By Bashudeb Dhar

Kumari puja is a popular but frequently misunderstood devotional ceremony performed and attended by Hindus of the Sakta sect.

Saktas worship God as Goddess. In Kumari puja, a maiden, who is not yet menstruating, is honored as the Divine Mother and worshiped through elaborate ritual. Such a child is chosen for her untarnished purity. As the great Sakta, Sri Ramakrishna, put it: “All women are forms of the Divine Mother. But Her manifestation is greatest in pure-souled virgins.”

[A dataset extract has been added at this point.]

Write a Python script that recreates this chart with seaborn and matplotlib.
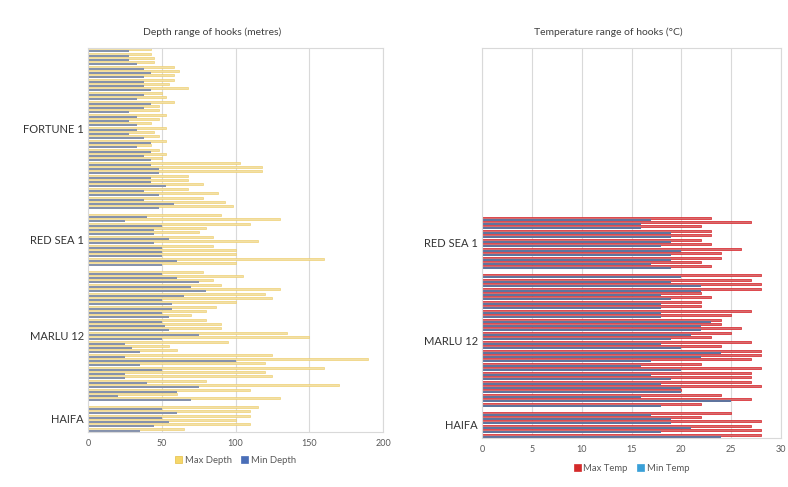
import copy
import matplotlib
matplotlib.use("Agg")
import matplotlib.pyplot as plt
import pandas as pd
import seaborn as sns

# ---------------- data ----------------
sites = ["FORTUNE 1", "RED SEA 1", "MARLU 12", "HAIFA"]

fortune_max_depth = [43, 43, 45, 45, 58, 62, 58, 58, 55, 68, 50, 53, 58, 48, 48, 53, 48, 43, 53, 45,
                     48, 53, 43, 48, 53, 50, 103, 118, 118, 68, 68, 78, 68, 88, 78, 93, 98]
fortune_min_depth = [28, 28, 28, 33, 38, 43, 38, 38, 38, 43, 38, 33, 43, 38, 28, 33, 28, 33, 33, 28,
                     38, 43, 33, 43, 38, 43, 43, 48, 48, 43, 43, 53, 38, 48, 38, 58, 48]
redsea_max_depth = [90, 130, 110, 80, 75, 85, 115, 85, 100, 100, 160, 100]
redsea_min_depth = [40, 25, 50, 45, 45, 55, 45, 50, 50, 50, 60, 50]
marlu_max_depth = [78, 105, 85, 90, 130, 120, 125, 100, 87, 80, 70, 80, 90, 90, 135, 150, 95, 55, 60, 125,
                   190, 120, 160, 120, 125, 80, 170, 110, 60, 130]
marlu_min_depth = [50, 60, 75, 70, 80, 65, 50, 57, 57, 50, 55, 50, 52, 55, 75, 50, 25, 30, 35, 25,
                   100, 35, 50, 25, 25, 40, 75, 60, 20, 70]
haifa_max_depth = [115, 110, 110, 100, 110, 65]
haifa_min_depth = [50, 60, 50, 55, 45, 35]

redsea_max_temp = [23, 27, 22, 23, 23, 22, 23, 26, 24, 24, 22, 23]
redsea_min_temp = [17, 16, 16, 19, 19, 19, 18, 20, 19, 19, 17, 19]
marlu_max_temp = [28, 27, 28, 28, 22, 23, 22, 22, 27, 25, 24, 24, 26, 25, 23, 27, 24, 28, 28, 27,
                  22, 28, 27, 27, 27, 28, 20, 24, 27, 22]
marlu_min_temp = [20, 19, 22, 22, 18, 19, 18, 18, 18, 18, 23, 22, 22, 21, 19, 18, 20, 24, 22, 17,
                  16, 20, 17, 19, 18, 20, 20, 16, 25, 18]
haifa_max_temp = [25, 22, 28, 27, 28, 28]
haifa_min_temp = [17, 19, 19, 21, 18, 24]

depth = {
    "FORTUNE 1": (fortune_max_depth, fortune_min_depth),
    "RED SEA 1": (redsea_max_depth, redsea_min_depth),
    "MARLU 12": (marlu_max_depth, marlu_min_depth),
    "HAIFA": (haifa_max_depth, haifa_min_depth),
}
temp = {
    "RED SEA 1": (redsea_max_temp, redsea_min_temp),
    "MARLU 12": (marlu_max_temp, marlu_min_temp),
    "HAIFA": (haifa_max_temp, haifa_min_temp),
}

# ---------------- row order (with a blank row between sites) ----------------
order, centers = [], {}
for i, s in enumerate(sites):
    n = len(depth[s][0])
    start = len(order)
    order += [f"{s} #{k + 1}" for k in range(n)]
    centers[s] = start + (n - 1) / 2
    if i < len(sites) - 1:
        order.append(f"gap {i}")

def long_table(d, names):
    recs = []
    for s, (mx, mn) in d.items():
        for k, (a, b) in enumerate(zip(mx, mn)):
            recs.append((f"{s} #{k + 1}", names[0], a))
            recs.append((f"{s} #{k + 1}", names[1], b))
    return pd.DataFrame(recs, columns=["row", "series", "value"])

dfd = long_table(depth, ["Max Depth", "Min Depth"])
dft = long_table(temp, ["Max Temp", "Min Temp"])

# ---------------- figure ----------------
sns.set_theme(style="white")
plt.rcParams["font.family"] = ["Lato", "DejaVu Sans"]

fig = plt.figure(figsize=(7.88, 4.87), dpi=100)
axL = fig.add_axes([88 / 788, 1 - 432 / 487, 295 / 788, 384 / 487])
axR = fig.add_axes([482 / 788, 1 - 438 / 487, 299 / 788, 390 / 487])

grid_c = "#D9D9D9"

sns.barplot(data=dfd, y="row", x="value", hue="series", order=order,
            hue_order=["Max Depth", "Min Depth"],
            palette={"Max Depth": "#FFE699", "Min Depth": "#7F8FB3"},
            orient="h", width=0.9, errorbar=None, linewidth=0, ax=axL)
for p in axL.containers[0]:
    p.set_edgecolor("#EDC95E")
    p.set_linewidth(0.4)

sns.barplot(data=dft, y="row", x="value", hue="series", order=order,
            hue_order=["Max Temp", "Min Temp"],
            palette={"Max Temp": "#E85A5C", "Min Temp": "#5570A8"},
            orient="h", width=0.9, errorbar=None, linewidth=0, ax=axR)
for p in axR.containers[0]:
    p.set_edgecolor("#D81E24")
    p.set_linewidth(0.5)

for ax, xmax, step, labs in [(axL, 200, 50, sites), (axR, 30, 5, list(temp.keys()))]:
    ax.set_xlim(0, xmax)
    ax.set_xticks(range(0, xmax + 1, step))
    ax.set_yticks([centers[s] for s in labs])
    ax.set_yticklabels(labs)
    ax.set_xlabel("")
    ax.set_ylabel("")
    ax.grid(axis="x", color=grid_c, linewidth=0.8)
    ax.grid(axis="y", visible=False)
    ax.set_axisbelow(True)
    for sp in ax.spines.values():
        sp.set_visible(True)
        sp.set_color(grid_c)
        sp.set_linewidth(0.8)
    ax.tick_params(axis="x", length=0, labelsize=6.5, labelcolor="#595959", pad=5)
    ax.tick_params(axis="y", length=0, labelsize=8, labelcolor="#333333", pad=3)
    if ax.get_legend() is not None:
        ax.get_legend().remove()

legend_colors = {"Max Depth": ("#F5D76A", "#E5BE45"), "Min Depth": ("#4A6EB8", "#4A6EB8"),
                 "Max Temp": ("#D42A2A", "#D42A2A"), "Min Temp": ("#3AA0D8", "#3AA0D8")}

def add_legend(ax, y):
    hs, ls = ax.get_legend_handles_labels()
    new = []
    for h, l in zip(hs, ls):
        h2 = copy.copy(h)
        h2.set_facecolor(legend_colors[l][0])
        h2.set_edgecolor(legend_colors[l][1])
        h2.set_linewidth(0.5)
        new.append(h2)
    ax.legend(new, ls, loc="upper center", bbox_to_anchor=(0.5, y), ncol=2, frameon=False,
              fontsize=6.8, handlelength=0.7, handleheight=0.7, handletextpad=0.3,
              columnspacing=1.0, labelcolor="#595959")

add_legend(axL, -0.04)
add_legend(axR, -0.045)

fig.text(212 / 788, 1 - 32 / 487, "Depth range of hooks (metres)", ha="center", va="center",
         fontsize=7.5, color="#404040")
fig.text(608 / 788, 1 - 32 / 487, "Temperature range of hooks (°C)", ha="center", va="center",
         fontsize=7.5, color="#404040")

fig.savefig("out.png", dpi=100, facecolor="white")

Since Kumari puja differs from the standard Hindu temple puja in that the entity worshiped is a live person, questions might be asked: “What about the many Sakta temples with inanimate icons carved of wood, metal or stone? Is the presence of the Goddess somehow less effective in them for their lack of humanness?” Certainly, the Goddess can make Herself known anytime, anywhere; and one form of worship does not negate another. Yet, Her divine communion is undeniably empowered by the purity of a child. Purity is the key here.

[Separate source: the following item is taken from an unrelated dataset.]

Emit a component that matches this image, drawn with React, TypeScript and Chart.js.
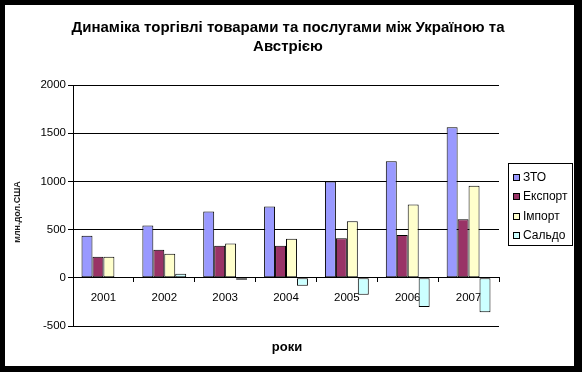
import React, { useEffect, useRef } from "react";
import { Chart, registerables } from "chart.js";

Chart.register(...registerables);

const years = ["2001", "2002", "2003", "2004", "2005", "2006", "2007"];
const zto = [437, 542, 688, 740, 1000, 1208, 1563];
const eksport = [219, 292, 333, 333, 409, 445, 607];
const import_ = [219, 250, 357, 406, 586, 760, 955];
const saldo = [0, 42, -21, -83, -177, -302, -357];
const seriesNames = ["ЗТО", "Експорт", "Імпорт", "Сальдо"];
const seriesColors = ["#9999FF", "#993366", "#FFFFCC", "#CCFFFF"];
const titleLines = ["Динаміка торгівлі товарами та послугами між Україною та", "Австрією"];
const xTitle = "роки";
const yTitle = "млн.дол.США";

const FONT = "'Liberation Sans', Arial, sans-serif";

const framePlugin = {
  id: "frame",
  beforeDraw(chart: any) {
    const { ctx, width, height } = chart;
    ctx.save();
    ctx.fillStyle = "#000";
    ctx.fillRect(0, 0, width, height);
    ctx.fillStyle = "#fff";
    ctx.fillRect(5, 5, 569, 361);
    ctx.restore();
  },
  afterDraw(chart: any) {
    const { ctx } = chart;
    ctx.save();
    // title
    ctx.fillStyle = "#000";
    ctx.font = `bold 15px ${FONT}`;
    ctx.textAlign = "center";
    ctx.textBaseline = "middle";
    ctx.fillText(titleLines[0], 288, 28);
    ctx.fillText(titleLines[1], 288, 47);
    // x title
    ctx.font = `bold 13px ${FONT}`;
    ctx.fillText(xTitle, 287, 347);
    // y title
    ctx.save();
    ctx.translate(18, 212);
    ctx.rotate(-Math.PI / 2);
    ctx.font = `bold 9px ${FONT}`;
    ctx.fillStyle = "#222";
    ctx.fillText(yTitle, 0, 0);
    ctx.restore();
    // legend
    const lx = 508, ly = 163, lw = 64, lh = 82;
    ctx.fillStyle = "#fff";
    ctx.fillRect(lx, ly, lw, lh);
    ctx.strokeStyle = "#000";
    ctx.lineWidth = 1;
    ctx.strokeRect(lx + 0.5, ly + 0.5, lw, lh);
    ctx.font = `12px ${FONT}`;
    ctx.textAlign = "left";
    chart.data.datasets.forEach((ds: any, i: number) => {
      const cy = 177 + i * 19.5;
      ctx.fillStyle = ds.backgroundColor;
      ctx.fillRect(513, Math.round(cy - 3.5), 7, 7);
      ctx.strokeRect(513.5, Math.round(cy - 3.5) + 0.5, 6, 6);
      ctx.fillStyle = "#000";
      ctx.fillText(ds.label, 523, cy + 0.5);
    });
    ctx.restore();
  },
};

export default function App() {
  const ref = useRef<HTMLCanvasElement>(null);
  useEffect(() => {
    if (!ref.current) return;
    const values = [zto, eksport, import_, saldo];
    const chart = new Chart(ref.current, {
      type: "bar",
      data: {
        labels: years,
        datasets: values.map((v, i) => ({
          label: seriesNames[i],
          data: v,
          backgroundColor: seriesColors[i],
          borderColor: "#000",
          borderWidth: 1,
          borderSkipped: false,
          categoryPercentage: 0.72,
          barPercentage: 1.0,
        })),
      },
      options: {
        responsive: false,
        animation: false,
        devicePixelRatio: 1,
        layout: { padding: { left: 0, top: 85, right: 83, bottom: 46 } },
        plugins: { legend: { display: false }, title: { display: false }, tooltip: { enabled: false } },
        scales: {
          x: {
            position: { y: 0 } as any,
            offset: true,
            grid: { offset: true, drawOnChartArea: false, drawTicks: true, tickLength: 4, color: "#000" },
            border: { display: true, color: "#000" },
            ticks: { color: "#000", font: { family: FONT, size: 11.5 }, padding: 9, maxRotation: 0 },
          },
          y: {
            min: -500,
            max: 2000,
            afterFit: (scale: any) => { scale.width = 73; },
            ticks: {
              stepSize: 500,
              color: "#000",
              font: { family: FONT, size: 11.5 },
              padding: 2,
              callback: (v: any) => String(v),
            },
            grid: { color: "#000", tickLength: 5 },
            border: { display: true, color: "#000" },
          },
        },
      },
      plugins: [framePlugin],
    });
    return () => chart.destroy();
  }, []);
  return (
    <div style={{ position: "fixed", left: 0, top: 0, width: 582, height: 372 }}>
      <canvas ref={ref} width={582} height={372} style={{ width: 582, height: 372, display: "block" }} />
    </div>
  );
}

In a deeper sense, Kumari puja is worship of the primal life force within us all. On the physical plane this power manifests most obviously as a woman’s newborn child. On the spiritual plane it is revealed in the experience of eternal bliss. However, our lack of purity can block this bliss. If it is purity we lack, which most of us do, it is purity we will find, at least for a moment, in the divine child worshiped as Kumari, which means virgin.

Kumari puja is not a new practice. In the first century ce, there is scriptural reference to a place called “Koumram” where a Goddess named Kumari was worshiped. The Vedic Goddess Aditi has been extolled for hundreds of years at Cape Comorin as Kanyakumari.

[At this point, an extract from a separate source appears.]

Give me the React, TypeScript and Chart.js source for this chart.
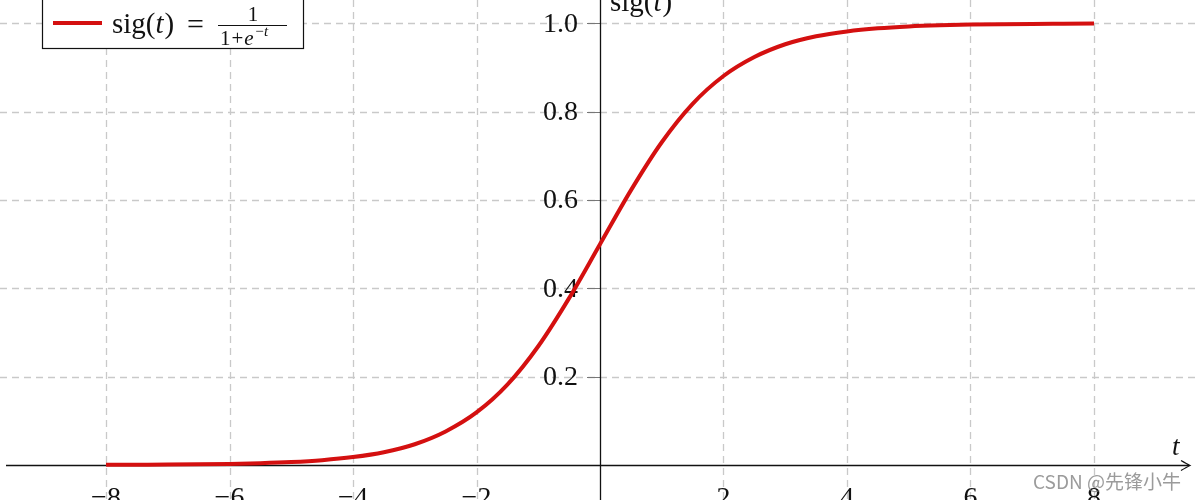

In ancient times Kumari was also known as Uma, Sati, Parvati and Gauri. During a portion of the Hindu marriage ceremony called “Gauri-dan,” the bride is imbibed with the purity of the Divine Mother as a blessing for the groom and the young couple’s future family.

It is my hope that during these difficult times when women are often mistreated as sense objects, servant wives and worse, Kumari puja may be understood for its true value, practiced with its intended sincerity and serve as one of many gateways to the restoration of women’s dignity.